Anxious to explore things, Jim installed some low-pass filters in the HAM5 and HAM6 ISIs at around 8:45 to try to reduce scattering / acoustic coupling to the ISI, and Kiwamu began exploring MICH coupling to DARM. 

But, as I write this log, we lost lock. However, for DetChar purposes, one can assume the detector was undisturbed from March 27 9:00 UTC to March 27 ~15:00 UTC.

The whistles in DARM are still quite prominent in this lock. As briefly summarized in this alog, they happen whenever the PSL VCO frequency crosses 79.2 MHz. This points to the likely cause. This is a reliable enough indicator that we can get some statistics. In the first hour of the current lock (Mar 27 9 UTC to 10 UTC), the whistles happen at a rate of 4 per minute.

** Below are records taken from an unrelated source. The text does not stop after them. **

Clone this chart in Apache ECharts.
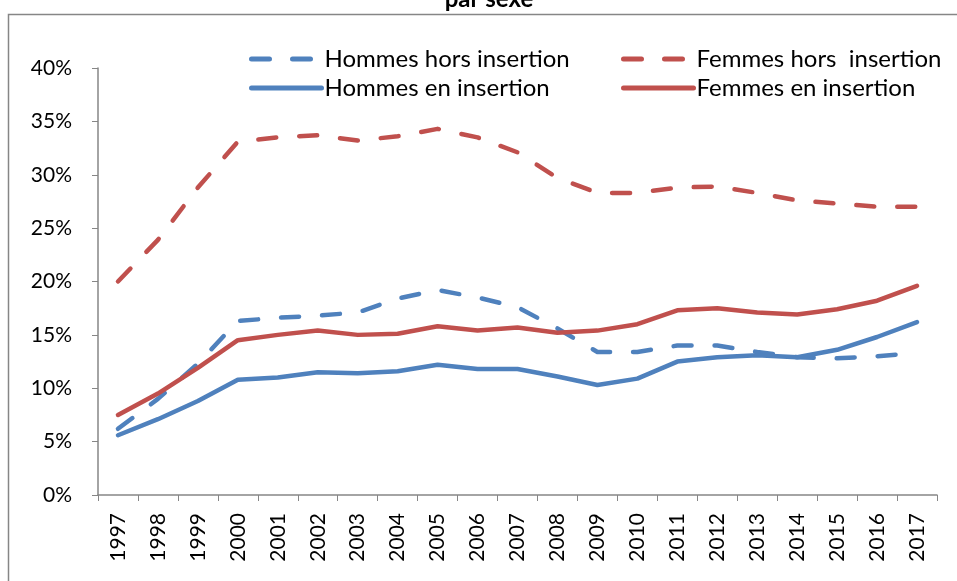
<!DOCTYPE html>
<html>
<head>
<meta charset="utf-8">
<script src="https://cdn.jsdelivr.net/npm/echarts@6/dist/echarts.min.js"></script>
<style>
  html, body { margin: 0; padding: 0; background: #fff; }
  #chart { width: 957px; height: 581px; }
</style>
</head>
<body>
<div id="chart"></div>
<script>
// années
const years = ['1997', '1998', '1999', '2000', '2001', '2002', '2003', '2004', '2005', '2006', '2007',
  '2008', '2009', '2010', '2011', '2012', '2013', '2014', '2015', '2016', '2017']
// taux en %
const hommesHors = [6.2, 9.0, 12.3, 16.3, 16.6, 16.8, 17.1, 18.4, 19.2, 18.5, 17.6,
  15.6, 13.4, 13.4, 14.0, 14.0, 13.4, 12.9, 12.8, 13.0, 13.3]
const femmesHors = [20.0, 23.9, 28.8, 33.1, 33.5, 33.7, 33.2, 33.6, 34.3, 33.5, 32.1,
  29.7, 28.3, 28.3, 28.8, 28.9, 28.3, 27.6, 27.3, 27.0, 27.0]
const hommesEn = [5.6, 7.1, 8.8, 10.8, 11.0, 11.5, 11.4, 11.6, 12.2, 11.8, 11.8,
  11.1, 10.3, 10.9, 12.5, 12.9, 13.1, 12.9, 13.6, 14.8, 16.2]
const femmesEn = [7.5, 9.5, 11.9, 14.5, 15.0, 15.4, 15.0, 15.1, 15.8, 15.4, 15.7,
  15.2, 15.4, 16.0, 17.3, 17.5, 17.1, 16.9, 17.4, 18.2, 19.6]
const yTicks = [0, 5, 10, 15, 20, 25, 30, 35, 40]

const BLUE = '#4F81BD'
const RED = '#C0504D'
const AXIS = '#868686'
const FONT = 'Lato'

function line (name, data, color, dashed) {
  return {
    name: name,
    type: 'line',
    data: data,
    symbol: 'none',
    lineStyle: {
      color: color,
      width: 4.5,
      type: dashed ? [18, 23] : 'solid',
      cap: 'round',
      join: 'round'
    },
    itemStyle: { color: color },
    animation: false
  }
}

// légende commune
const legendBase = {
  top: 42,
  orient: 'vertical',
  itemWidth: 70,
  itemHeight: 14,
  itemGap: 5,
  itemStyle: { opacity: 0 },
  lineStyle: { width: 5, cap: 'round' },
  textStyle: { fontFamily: FONT, fontSize: 24, color: '#000', padding: [0, 0, 0, -2] }
}

let myChart = echarts.init(document.getElementById('chart'))
let option = {
  backgroundColor: '#fff',
  animation: false,
  graphic: [
    {
      type: 'rect',
      shape: { x: 8.5, y: 14.5, width: 1000, height: 700 },
      style: { fill: 'none', stroke: AXIS, lineWidth: 1.5 }
    },
    {
      type: 'text',
      x: 489,
      y: 11,
      style: { text: 'par sexe', fontFamily: FONT, fontSize: 24, fontWeight: 'bold', fill: '#000', textAlign: 'center', textVerticalAlign: 'bottom' }
    }
  ],
  legend: [
    Object.assign({}, legendBase, { left: 244, data: ['Hommes hors insertion', 'Hommes en insertion'] }),
    Object.assign({}, legendBase, { left: 616, data: ['Femmes hors  insertion', 'Femmes en insertion'] })
  ],
  grid: {
    left: 98,
    right: 20,
    top: 68,
    bottom: 86
  },
  xAxis: {
    type: 'category',
    data: years,
    boundaryGap: true,
    axisLine: { lineStyle: { color: AXIS, width: 1.5 } },
    axisTick: { show: true, length: 6, lineStyle: { color: AXIS } },
    axisLabel: {
      rotate: 90,
      margin: 18,
      interval: 0,
      fontFamily: FONT,
      fontSize: 21,
      color: '#000'
    }
  },
  yAxis: {
    type: 'value',
    min: yTicks[0],
    max: yTicks[yTicks.length - 1],
    interval: 5,
    axisLine: { show: true, lineStyle: { color: AXIS, width: 1.5 } },
    axisTick: { show: true, length: 6, lineStyle: { color: AXIS } },
    splitLine: { show: false },
    axisLabel: {
      margin: 26,
      fontFamily: FONT,
      fontSize: 21,
      color: '#000',
      formatter: '{value}%'
    }
  },
  series: [
    line('Hommes hors insertion', hommesHors, BLUE, true),
    line('Femmes hors  insertion', femmesHors, RED, true),
    line('Hommes en insertion', hommesEn, BLUE, false),
    line('Femmes en insertion', femmesEn, RED, false)
  ]
}
myChart.setOption(option)
</script>
</body>
</html>
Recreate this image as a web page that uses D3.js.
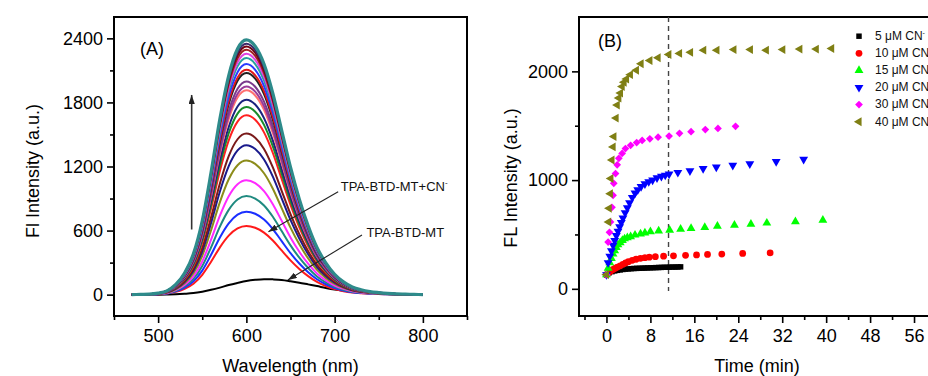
<!DOCTYPE html>
<html>
<head>
<meta charset="utf-8">
<script src="https://cdn.jsdelivr.net/npm/d3@7"></script>
<style>
  body { margin: 0; background: #fff; }
  svg { display: block; font-family: "Liberation Sans", Arial, sans-serif; }
</style>
</head>
<body>
<svg id="chart" width="928" height="376"></svg>
<script>
// ---------- Panel A: emission spectra of TPA-BTD-MT with increasing CN- ----------
const wavelengths = [470, 480, 490, 500, 510, 520, 530, 540, 550, 560, 570, 580, 590, 600, 610, 620, 630,
  640, 650, 660, 670, 680, 690, 700, 710, 720, 730, 740, 750, 760, 770, 780, 790, 800];
// normalised emission band of the probe/CN- adduct (peak = 1)
const bandShape = [0, 0.001, 0.002, 0.006, 0.015, 0.04, 0.085, 0.16, 0.29, 0.48, 0.69, 0.86, 0.965, 1.0, 0.975,
  0.905, 0.79, 0.645, 0.50, 0.375, 0.27, 0.185, 0.125, 0.08, 0.05, 0.03, 0.019, 0.012, 0.008, 0.005, 0.003,
  0.002, 0.001, 0];
// free probe (TPA-BTD-MT) spectrum
const probeSpectrum = [0, 0, 0, 0, 1, 3, 8, 15, 28, 45, 66, 90, 110, 128, 139, 145, 143, 138, 126, 112, 96,
  80, 63, 48, 36, 26, 19, 13, 9, 6, 4, 2, 1, 0];
// peak intensity of each titration spectrum
const peakIntensity = [642, 777, 923, 1072, 1256, 1399, 1508, 1679, 1757, 1826, 1913, 1950, 1997, 2075,
  2106, 2159, 2215, 2255, 2293, 2324, 2349, 2386];
const spectrumColors = ["#ff1a1a", "#1a2fff", "#1f8a80", "#ff2aff", "#8c8c1a", "#1a1a8c", "#7a1a1a",
  "#ff2020", "#1a8c2a", "#1a237e", "#ff7070", "#9a3a9a", "#7a3a8c", "#222222", "#e01818", "#2a3aff",
  "#2aa0a0", "#e040e0", "#a02020", "#700010", "#3a2a6a", "#2e8b8b"];
const wavelengthTicks = [500, 600, 700, 800];
const wavelengthMinor = [450, 550, 650, 750, 850];
const intensityTicksA = [0, 600, 1200, 1800, 2400];
const intensityMinorA = [300, 900, 1500, 2100];

// ---------- Panel B: time course at different CN- concentrations ----------
const time5 = [0, 0.5, 1, 1.5, 2, 2.5, 3, 3.5, 4, 4.5, 5, 5.5, 6, 6.5, 7, 7.5, 8, 8.5, 9, 9.5, 10, 10.5,
  11, 11.5, 12, 12.5, 13, 13.5];
const fl5 = [130, 148, 158, 165, 170, 174, 178, 181, 183, 185, 187, 188, 189, 190, 191, 192, 193, 194, 195,
  196, 197, 198, 198, 199, 200, 200, 201, 202];
const time10 = [0, 0.4, 0.8, 1.2, 1.6, 2.0, 2.5, 3.0, 3.5, 4.0, 4.7, 5.4, 6.2, 7.0, 7.8, 8.9, 10.4, 12.2,
  14.4, 16.4, 18.4, 21.0, 24.8, 29.8];
const fl10 = [130, 150, 165, 178, 190, 200, 212, 225, 238, 250, 262, 272, 280, 286, 291, 296, 300, 303,
  308, 312, 316, 320, 325, 330];
const time15 = [0, 0.3, 0.6, 0.9, 1.2, 1.5, 1.8, 2.1, 2.5, 2.9, 3.3, 3.8, 4.4, 5.2, 6.2, 7.0, 8.0, 9.5,
  11.5, 13.5, 15.4, 17.9, 20.2, 23.3, 26.3, 29.2, 34.4, 39.4];
const fl15 = [130, 190, 240, 280, 320, 350, 380, 405, 425, 445, 460, 470, 480, 495, 505, 515, 525, 533,
  540, 548, 555, 565, 577, 586, 595, 605, 617, 632];
const time20 = [0, 0.3, 0.6, 0.9, 1.2, 1.5, 1.8, 2.1, 2.4, 2.7, 3.0, 3.4, 3.8, 4.2, 4.7, 5.2, 5.7, 6.3,
  7.0, 7.7, 8.4, 9.2, 10.0, 10.7, 11.4, 13.0, 15.2, 17.6, 20.0, 23.0, 26.1, 30.9, 35.9];
const fl20 = [130, 240, 300, 350, 400, 445, 490, 530, 570, 610, 650, 700, 745, 790, 840, 880, 910, 940,
  965, 985, 1000, 1020, 1035, 1045, 1055, 1070, 1085, 1105, 1120, 1135, 1150, 1170, 1190];
const time30 = [0, 0.3, 0.55, 0.73, 1.0, 1.2, 1.33, 1.65, 1.95, 2.25, 2.85, 3.45, 4.4, 5.5, 6.5, 7.9, 9.4,
  11.4, 13.3, 15.4, 18.0, 20.3, 23.5];
const fl30 = [130, 430, 520, 615, 750, 860, 970, 1060, 1140, 1200, 1245, 1290, 1320, 1345, 1365, 1380,
  1395, 1405, 1430, 1445, 1465, 1475, 1495];
const time40 = [0, 0.4, 0.5, 0.7, 0.8, 1.0, 1.2, 1.35, 1.75, 1.95, 2.25, 2.55, 2.85, 3.2, 3.65, 4.35, 5.45,
  6.3, 7.9, 9.4, 11.35, 13.3, 15.3, 17.7, 20.1, 23.2, 26.2, 29.1, 32.1, 35.2, 38.2, 41.0];
const fl40 = [130, 615, 740, 875, 1015, 1185, 1305, 1400, 1570, 1690, 1755, 1800, 1860, 1900, 1930, 1970,
  2010, 2070, 2100, 2125, 2155, 2165, 2175, 2195, 2195, 2200, 2200, 2195, 2200, 2205, 2205, 2210];
const concentrations = ["5", "10", "15", "20", "30", "40"];
const seriesColors = ["#000000", "#ff0000", "#00ff00", "#0000ff", "#ff00ff", "#7f7f14"];
const timeTicks = [0, 8, 16, 24, 32, 40, 48, 56];
const timeMinor = [-4, 4, 12, 20, 28, 36, 44, 52, 60];
const intensityTicksB = [0, 1000, 2000];
const intensityMinorB = [500, 1500];
const reactionTime = 11.3;

// ---------- drawing ----------
const svg = d3.select("#chart");
const TICK_FONT = 18;

const defs = svg.append("defs");
defs.append("marker").attr("id", "head")
  .attr("viewBox", "0 0 10 7").attr("refX", 10).attr("refY", 3.5)
  .attr("markerUnits", "userSpaceOnUse").attr("markerWidth", 9).attr("markerHeight", 6.3)
  .attr("orient", "auto")
  .append("path").attr("d", "M0,0 L10,3.5 L0,7 Z").attr("fill", "#222");

function styleAxis(g) {
  g.select(".domain").remove();
  g.selectAll(".tick line").attr("stroke", "#000").attr("stroke-width", 1.6);
  g.selectAll(".tick text").attr("font-size", TICK_FONT).attr("fill", "#000")
    .attr("font-family", "Liberation Sans, Arial, sans-serif");
}

function drawAxes(x, y, box, xt, xm, yt, ym) {
  const g = svg.append("g");
  g.append("g").attr("transform", `translate(0,${box.bottom})`)
    .call(d3.axisBottom(x).tickValues(xt).tickSize(7).tickPadding(6).tickFormat(d3.format("d")))
    .call(styleAxis);
  g.append("g").attr("transform", `translate(0,${box.bottom})`)
    .call(d3.axisBottom(x).tickValues(xm).tickSize(4).tickFormat(""))
    .call(styleAxis);
  g.append("g").attr("transform", `translate(${box.left},0)`)
    .call(d3.axisLeft(y).tickValues(yt).tickSize(7).tickPadding(4).tickFormat(d3.format("d")))
    .call(styleAxis);
  g.append("g").attr("transform", `translate(${box.left},0)`)
    .call(d3.axisLeft(y).tickValues(ym).tickSize(4).tickFormat(""))
    .call(styleAxis);
  g.append("rect")
    .attr("x", box.left).attr("y", box.top)
    .attr("width", box.right - box.left).attr("height", box.bottom - box.top)
    .attr("fill", "none").attr("stroke", "#000").attr("stroke-width", 2);
}

// ----- Panel A -----
const boxA = { left: 114, right: 467, top: 17, bottom: 316 };
const xA = d3.scaleLinear().domain([450, 850]).range([boxA.left, boxA.right]);
const yA = d3.scaleLinear().domain([-200, 2600]).range([boxA.bottom, boxA.top]);

const spectrumLine = d3.line()
  .x(d => xA(d[0])).y(d => yA(d[1]))
  .curve(d3.curveMonotoneX);

const gSpec = svg.append("g");
gSpec.append("path")
  .datum(wavelengths.map((w, i) => [w, probeSpectrum[i]]))
  .attr("d", spectrumLine).attr("fill", "none")
  .attr("stroke", "#000").attr("stroke-width", 2);

peakIntensity.forEach((p, k) => {
  gSpec.append("path")
    .datum(wavelengths.map((w, i) => [w, p * bandShape[i]]))
    .attr("d", spectrumLine).attr("fill", "none")
    .attr("stroke", spectrumColors[k])
    .attr("stroke-width", k === peakIntensity.length - 1 ? 3.2 : 2)
    .attr("stroke-linejoin", "round");
});

drawAxes(xA, yA, boxA, wavelengthTicks, wavelengthMinor, intensityTicksA, intensityMinorA);

// increasing-CN- arrow
svg.append("line")
  .attr("x1", xA(538)).attr("y1", yA(610))
  .attr("x2", xA(538)).attr("y2", yA(1870))
  .attr("stroke", "#333").attr("stroke-width", 1.6)
  .attr("marker-end", "url(#head)");

// callouts
function callout(text, sup, tx, ty, fx, fy, ax, ay) {
  const t = svg.append("text").attr("x", xA(tx)).attr("y", yA(ty))
    .attr("font-size", 13).attr("fill", "#111").text(text);
  if (sup) t.append("tspan").attr("font-size", 8).attr("dy", -6).text(sup);
  svg.append("line")
    .attr("x1", xA(fx)).attr("y1", yA(fy)).attr("x2", xA(ax)).attr("y2", yA(ay))
    .attr("stroke", "#222").attr("stroke-width", 1.1)
    .attr("marker-end", "url(#head)");
}
callout("TPA-BTD-MT+CN", "-", 707, 968, 704, 963, 625, 589);
callout("TPA-BTD-MT", null, 736, 542, 731, 558, 647, 137);

svg.append("text").attr("x", 140).attr("y", 55).attr("font-size", 18).text("(A)");
svg.append("text").attr("x", (boxA.left + boxA.right) / 2).attr("y", 372)
  .attr("text-anchor", "middle").attr("font-size", 18).text("Wavelength (nm)");
svg.append("text").attr("transform", "translate(39,171) rotate(-90)")
  .attr("text-anchor", "middle").attr("font-size", 18).text("Fl Intensity (a.u.)");

// ----- Panel B -----
const boxB = { left: 579, right: 936, top: 17, bottom: 316 };
const xB = d3.scaleLinear().domain([-5, 60]).range([boxB.left, boxB.right]);
const yB = d3.scaleLinear().domain([-250, 2500]).range([boxB.bottom, boxB.top]);

drawAxes(xB, yB, boxB, timeTicks, timeMinor, intensityTicksB, intensityMinorB);

svg.append("line")
  .attr("x1", xB(reactionTime)).attr("x2", xB(reactionTime))
  .attr("y1", yB(2500)).attr("y2", yB(-20))
  .attr("stroke", "#444").attr("stroke-width", 1.4).attr("stroke-dasharray", "5,4");

const seriesTimes = [time5, time10, time15, time20, time30, time40];
const seriesValues = [fl5, fl10, fl15, fl20, fl30, fl40];
const symbolFor = [
  { type: d3.symbolSquare, size: 30, rot: 0 },
  { type: d3.symbolCircle, size: 36, rot: 0 },
  { type: d3.symbolTriangle, size: 34, rot: 0 },
  { type: d3.symbolTriangle, size: 34, rot: 180 },
  { type: d3.symbolSquare, size: 30, rot: 45 },
  { type: d3.symbolTriangle, size: 34, rot: -90 }
];

seriesTimes.forEach((ts, s) => {
  const sym = d3.symbol().type(symbolFor[s].type).size(symbolFor[s].size);
  svg.append("g").selectAll("path")
    .data(ts.map((t, i) => [t, seriesValues[s][i]]))
    .join("path")
    .attr("d", sym)
    .attr("transform", d => `translate(${xB(d[0])},${yB(d[1])}) rotate(${symbolFor[s].rot})`)
    .attr("fill", seriesColors[s]);
});

// legend
const legend = svg.append("g");
concentrations.forEach((c, i) => {
  const base = 40 + i * 17.1;
  const sym = d3.symbol().type(symbolFor[i].type).size(symbolFor[i].size);
  legend.append("path").attr("d", sym)
    .attr("transform", `translate(859,${base - 3.8}) rotate(${symbolFor[i].rot})`)
    .attr("fill", seriesColors[i]);
  const t = legend.append("text").attr("x", 875).attr("y", base).attr("font-size", 12)
    .attr("fill", "#111").text(`${c} \u03bcM CN`);
  t.append("tspan").attr("font-size", 7).attr("dy", -5).text("-");
});

svg.append("text").attr("x", 598).attr("y", 47).attr("font-size", 18).text("(B)");
svg.append("text").attr("x", 757).attr("y", 372)
  .attr("text-anchor", "middle").attr("font-size", 18).text("Time (min)");
svg.append("text").attr("transform", "translate(517,178) rotate(-90)")
  .attr("text-anchor", "middle").attr("font-size", 18).text("FL Intensity (a.u.)");
</script>
</body>
</html>
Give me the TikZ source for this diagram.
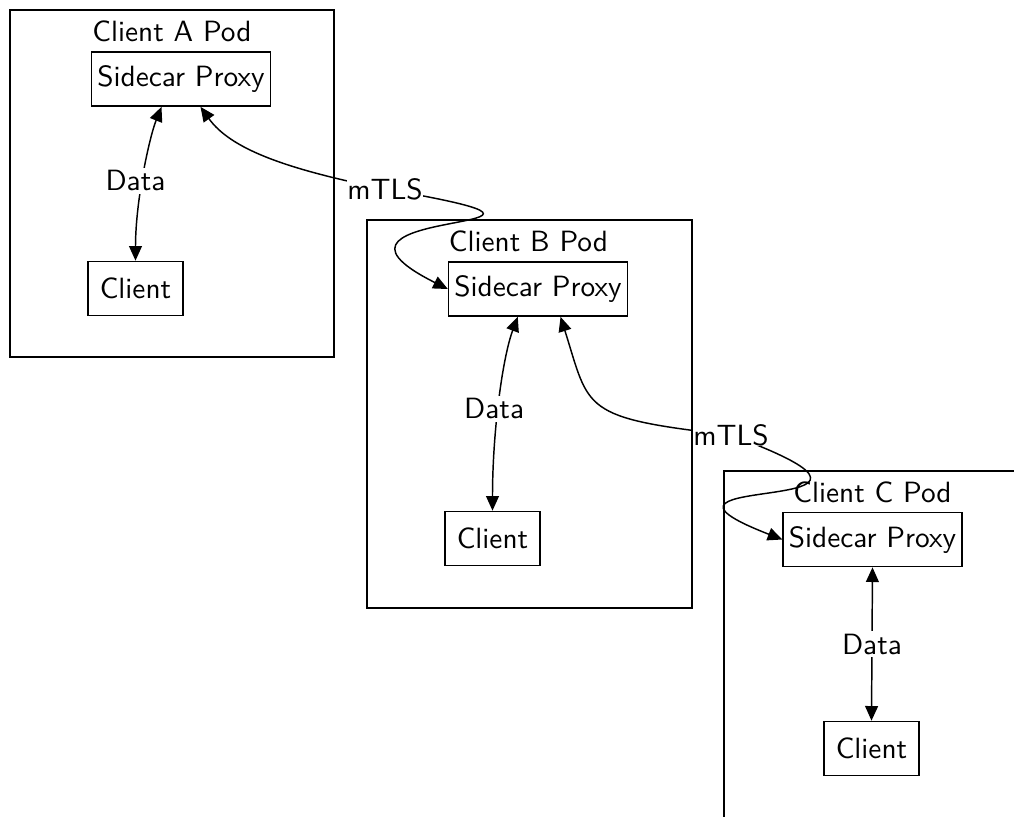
\documentclass[tikz,border=0pt]{standalone}
\usetikzlibrary{arrows.meta}

\tikzset{
	box/.style={draw, font=\sffamily, minimum height=18.5pt, inner xsep=2pt},
	clientbox/.style={box, minimum width=32.4pt},
	podlabel/.style={font=\sffamily, inner sep=0pt},
	link/.style={{Triangle[length=5pt,width=4.4pt]}-{Triangle[length=5pt,width=4.4pt]}},
	lbl/.style={font=\sffamily, fill=white, inner sep=1pt}
}

\begin{document}
\begin{tikzpicture}[x=0.012cm, y=-0.012cm, line width=0.5pt]
		\useasboundingbox (0,0) rectangle (1014,816);
		
		% Client A Pod
		\begin{scope}[shift={(10,10)}]
			\draw (0,0) rectangle (324,347);
			\node[podlabel] (labA) at (162,21) {Client A Pod};
			\node[box] (pA) at (171,69) {Sidecar Proxy};
			\node[clientbox] (cA) at (125.5,278.5) {Client};
		\end{scope}
		
		% Client B Pod
		\begin{scope}[shift={(367,220)}]
			\draw (0,0) rectangle (325,388);
			\node[podlabel] (labB) at (161.5,21) {Client B Pod};
			\node[box] (pB) at (171,69) {Sidecar Proxy};
			\node[clientbox] (cB) at (125.5,318.5) {Client};
		\end{scope}
		
		% Client C Pod (runs off the page)
		\begin{scope}[shift={(724,471)}]
			\draw (0,0) rectangle (400,400);
			\node[podlabel] (labC) at (148.5,21) {Client C Pod};
			\node[box] (pC) at (148.5,68.5) {Sidecar Proxy};
			\node[clientbox] (cC) at (147.5,277.5) {Client};
		\end{scope}
		
		% Data links
		\draw[link] (pA.-125) .. controls +(-12,30) and +(0,-60) .. (cA.north)
			node[lbl, pos=0.55, xshift=-2.4pt] {Data};
		\draw[link] (pB.-126) .. controls +(-15,40) and +(0,-80) .. (cB.north)
			node[lbl, pos=0.55, xshift=-1.4pt] {Data};
		\draw[link] (pC.south) -- (cC.north) node[lbl, midway] {Data};
		
		% mTLS links
		\draw[link] (pA.-55) .. controls +(30,42) and (285,169) .. (385,189) node[lbl, inner sep=0pt] {mTLS}
			.. controls (650,235) and +(-170,-85) .. (pB.west);
		\draw[link] (pB.-51) .. controls (590,410) and (580,418) .. (731,435) node[lbl, inner sep=0pt] {mTLS}
			.. controls (961,520) and +(-180,-70) .. (pC.west);
\end{tikzpicture}
\end{document}
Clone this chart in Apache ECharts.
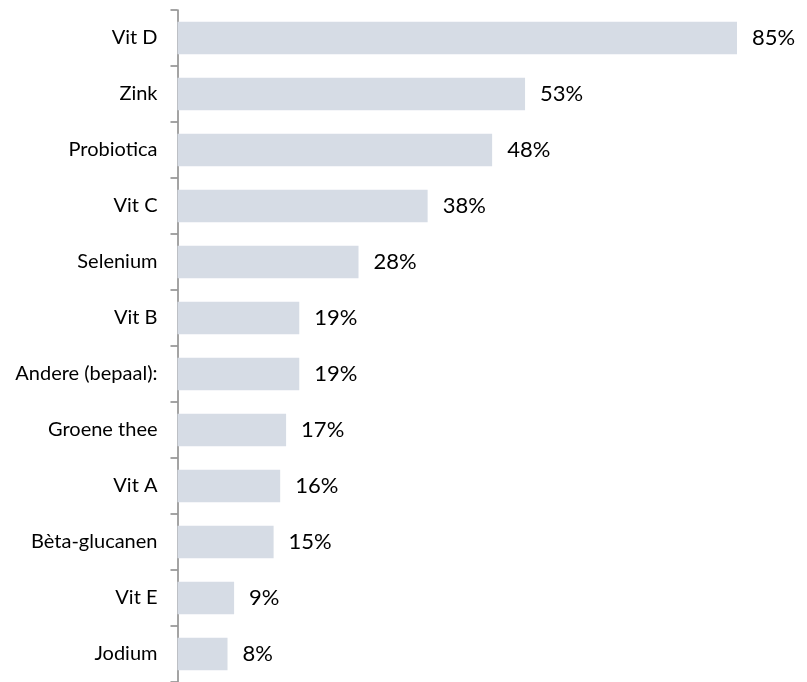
<!DOCTYPE html>
<html><head><meta charset="utf-8">
<script src="https://cdn.jsdelivr.net/npm/echarts@6/dist/echarts.min.js"></script>
<style>html,body{margin:0;padding:0;background:#fff}#c{width:807px;height:682px}</style>
</head><body><div id="c"></div>
<script>
const categories = ['Vit D','Zink','Probiotica','Vit C','Selenium','Vit B','Andere (bepaal):','Groene thee','Vit A','Bèta-glucanen','Vit E','Jodium'];
const values = [85,52.8,47.8,38.0,27.5,18.5,18.5,16.5,15.6,14.6,8.6,7.6];

const chart = echarts.init(document.getElementById('c'));
chart.setOption({
  animation:false,
  grid:{left:177.5, top:10, width:559.5, height:677},
  xAxis:{type:'value', min:0, max:85, show:false},
  yAxis:{type:'category', data:categories, inverse:true,
    axisLine:{show:true, lineStyle:{color:'#868686', width:1.5}},
    axisTick:{show:true, length:7, lineStyle:{color:'#868686', width:1.5}},
    axisLabel:{margin:20, fontFamily:'Lato', fontSize:20, color:'#000'}},
  series:[{type:'bar', data:values, barCategoryGap:'42%',
    itemStyle:{color:'#D6DCE5'},
    label:{show:true, position:'right', distance:15, fontFamily:'Lato', fontSize:22, color:'#000',
      formatter: p => Math.round(p.value) + '%'}}]
});
</script></body></html>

Below are four spectrograms. The first two show some whistles identified this way. A new feature is that there seems to be a second oscillator very close by, or maybe some harmonic of the beat note. The next two spectrograms show a minute with several whistles, and the next minute where none occurred. Even when none go through zero frequency, you can still see the beat note hovering up near Nyquist.

Dan, Sheila

The attached screenshot shows a one second trend of the beckhoff channel that is the fast shutter trigger readback, along with two RCG channels, the first is AS_C sum, this PD should be the source for the fast shutter trigger, and ASAIR_LF,  which should see similar power fluctuations.  

The beckhoff channel seems to be 0.2 seconds ahead of the RCG channels.  This timing difference sometimes makes it appear as though the fastshutter shut first, causing the lockloss, as in the second attached screenshot. 

We would like to prove definteively that the shutter is only shutting when it should, but we don't have a readback that we trust.